◆ Exercise ◆
Leave out the pictures, then reproduce the rest of the material exactly.

◆ Provided data ◆
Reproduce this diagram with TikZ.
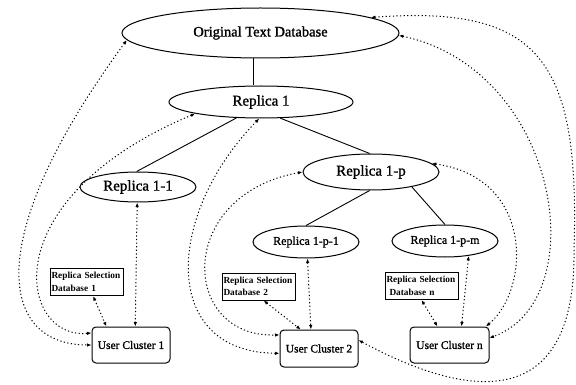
\documentclass[tikz,border=0pt]{standalone}
\usepackage{fontspec}
\setmainfont{Liberation Serif}
\newfontfamily\labelfont[FakeBold=1.3]{Liberation Serif}
\usetikzlibrary{shapes.geometric,arrows.meta}

\begin{document}
\begin{tikzpicture}[x=1pt,y=-1pt,
  repl/.style={ellipse,draw,line width=1pt,inner sep=0pt},
  cluster/.style={draw,line width=1pt,rounded corners=4pt,minimum width=78pt,
    minimum height=36pt,inner sep=0pt,font=\labelfont\fontsize{11.5}{13}\selectfont},
  seldb/.style={draw,line width=1pt,minimum height=27pt,inner sep=1.5pt,
    align=left,text width=70pt,font=\bfseries\fontsize{9.3}{12.5}\selectfont},
  tree/.style={line width=0.9pt},
  tip/.tip={Latex[length=4.5pt,width=3.5pt]},
  link/.style={line width=1pt,dash pattern=on 1.2pt off 2.4pt,tip-tip}
]
\useasboundingbox (0,0) rectangle (576,385);

% databases and replicas
\node[repl,minimum width=277pt,minimum height=50pt,font=\labelfont\fontsize{14.5}{16}\selectfont]
  (otd) at (260.5,33) {Original Text Database};
\node[repl,minimum width=184pt,minimum height=32pt,font=\labelfont\fontsize{15}{17}\selectfont]
  (r1) at (261,102) {Replica 1};
\node[repl,minimum width=116pt,minimum height=30pt,font=\labelfont\fontsize{15}{17}\selectfont]
  (r11) at (138,187) {Replica 1-1};
\node[repl,minimum width=136pt,minimum height=36pt,font=\labelfont\fontsize{15}{17}\selectfont]
  (r1p) at (371,172) {Replica 1-p};
\node[repl,minimum width=106pt,minimum height=32pt,font=\labelfont\fontsize{12}{14}\selectfont]
  (r1p1) at (306,242) {Replica 1-p-1};
\node[repl,minimum width=106pt,minimum height=32pt,font=\labelfont\fontsize{12}{14}\selectfont]
  (r1pm) at (445,241) {Replica 1-p-m};

% user clusters
\node[cluster] (uc1) at (131,345) {User Cluster 1};
\node[cluster,minimum height=37pt] (uc2) at (319,348.5) {User Cluster 2};
\node[cluster,minimum width=79pt] (ucn) at (449.5,345) {User Cluster n};

% replica selection databases
\node[seldb] (rsd1) at (86.5,282) {Replica Selection\\Database 1};
\node[seldb] (rsd2) at (258.5,286.5) {Replica Selection\\Database 2};
\node[seldb] (rsdn) at (421.5,286) {Replica Selection\\\hspace*{3pt}Database n};

% replication tree
\coordinate (tx) at (253,0);
\draw[tree] (otd.south -| tx) -- (r1.north -| tx);
\draw[tree] (r1.213) -- (r11.95);
\draw[tree] (r1.320) -- (r1p.94);
\draw[tree] (r1p.266) -- (r1p1.90);
\draw[tree] (r1p.340) -- (r1pm.90);

% access links, user cluster 1
\draw[link] (otd.183) .. controls (-20,240) and (0,345) .. (uc1.west);
\draw[link] (r1.190) .. controls (-10,200) and (20,340) .. (uc1.163);
\draw[link] (r11.267) -- (uc1.77);
\draw[link] (rsd1.295) -- (uc1.143);

% access links, user cluster 2
\draw[link] (r1.264) .. controls (165,215) and (160,352) .. (uc2.187);
\draw[link] (r1p.180) .. controls (175,195) and (180,338) .. (uc2.161);
\draw[link] (r1p1.275) -- (uc2.113);
\draw[link] (rsd2.290) -- (uc2.134);
\draw[link] (otd.8) .. controls (540,5) and (580,60) .. (574,250)
  .. controls (576,420) and (460,395) .. (uc2.12);

% access links, user cluster n
\draw[link] (rsdn.270) -- (ucn.123);
\draw[link] (r1pm.328) -- (ucn.57);
\draw[link] (r1p.8) .. controls (535,178) and (530,290) .. (ucn.27);
\draw[link] (otd.-1) .. controls (560,70) and (595,300) .. (ucn.10);
\end{tikzpicture}
\end{document}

◆ Reply to the exercise ◆
Reproduce this diagram with TikZ.
\documentclass[tikz,border=0pt]{standalone}
\usepackage{fontspec}
\setmainfont{Liberation Serif}
\newfontfamily\labelfont[FakeBold=1.3]{Liberation Serif}
\usetikzlibrary{shapes.geometric,arrows.meta}

\begin{document}
\begin{tikzpicture}[x=1pt,y=-1pt,
  repl/.style={ellipse,draw,line width=1pt,inner sep=0pt},
  cluster/.style={draw,line width=1pt,rounded corners=4pt,minimum width=78pt,
    minimum height=36pt,inner sep=0pt,font=\labelfont\fontsize{11.5}{13}\selectfont},
  seldb/.style={draw,line width=1pt,minimum height=27pt,inner sep=1.5pt,
    align=left,text width=70pt,font=\bfseries\fontsize{9.3}{12.5}\selectfont},
  tree/.style={line width=0.9pt},
  tip/.tip={Latex[length=4.5pt,width=3.5pt]},
  link/.style={line width=1pt,dash pattern=on 1.2pt off 2.4pt,tip-tip}
]
\useasboundingbox (0,0) rectangle (576,385);

% databases and replicas
\node[repl,minimum width=277pt,minimum height=50pt,font=\labelfont\fontsize{14.5}{16}\selectfont]
  (otd) at (260.5,33) {Original Text Database};
\node[repl,minimum width=184pt,minimum height=32pt,font=\labelfont\fontsize{15}{17}\selectfont]
  (r1) at (261,102) {Replica 1};
\node[repl,minimum width=116pt,minimum height=30pt,font=\labelfont\fontsize{15}{17}\selectfont]
  (r11) at (138,187) {Replica 1-1};
\node[repl,minimum width=136pt,minimum height=36pt,font=\labelfont\fontsize{15}{17}\selectfont]
  (r1p) at (371,172) {Replica 1-p};
\node[repl,minimum width=106pt,minimum height=32pt,font=\labelfont\fontsize{12}{14}\selectfont]
  (r1p1) at (306,242) {Replica 1-p-1};
\node[repl,minimum width=106pt,minimum height=32pt,font=\labelfont\fontsize{12}{14}\selectfont]
  (r1pm) at (445,241) {Replica 1-p-m};

% user clusters
\node[cluster] (uc1) at (131,345) {User Cluster 1};
\node[cluster,minimum height=37pt] (uc2) at (319,348.5) {User Cluster 2};
\node[cluster,minimum width=79pt] (ucn) at (449.5,345) {User Cluster n};

% replica selection databases
\node[seldb] (rsd1) at (86.5,282) {Replica Selection\\Database 1};
\node[seldb] (rsd2) at (258.5,286.5) {Replica Selection\\Database 2};
\node[seldb] (rsdn) at (421.5,286) {Replica Selection\\\hspace*{3pt}Database n};

% replication tree
\coordinate (tx) at (253,0);
\draw[tree] (otd.south -| tx) -- (r1.north -| tx);
\draw[tree] (r1.213) -- (r11.95);
\draw[tree] (r1.320) -- (r1p.94);
\draw[tree] (r1p.266) -- (r1p1.90);
\draw[tree] (r1p.340) -- (r1pm.90);

% access links, user cluster 1
\draw[link] (otd.183) .. controls (-20,240) and (0,345) .. (uc1.west);
\draw[link] (r1.190) .. controls (-10,200) and (20,340) .. (uc1.163);
\draw[link] (r11.267) -- (uc1.77);
\draw[link] (rsd1.295) -- (uc1.143);

% access links, user cluster 2
\draw[link] (r1.264) .. controls (165,215) and (160,352) .. (uc2.187);
\draw[link] (r1p.180) .. controls (175,195) and (180,338) .. (uc2.161);
\draw[link] (r1p1.275) -- (uc2.113);
\draw[link] (rsd2.290) -- (uc2.134);
\draw[link] (otd.8) .. controls (540,5) and (580,60) .. (574,250)
  .. controls (576,420) and (460,395) .. (uc2.12);

% access links, user cluster n
\draw[link] (rsdn.270) -- (ucn.123);
\draw[link] (r1pm.328) -- (ucn.57);
\draw[link] (r1p.8) .. controls (535,178) and (530,290) .. (ucn.27);
\draw[link] (otd.-1) .. controls (560,70) and (595,300) .. (ucn.10);
\end{tikzpicture}
\end{document}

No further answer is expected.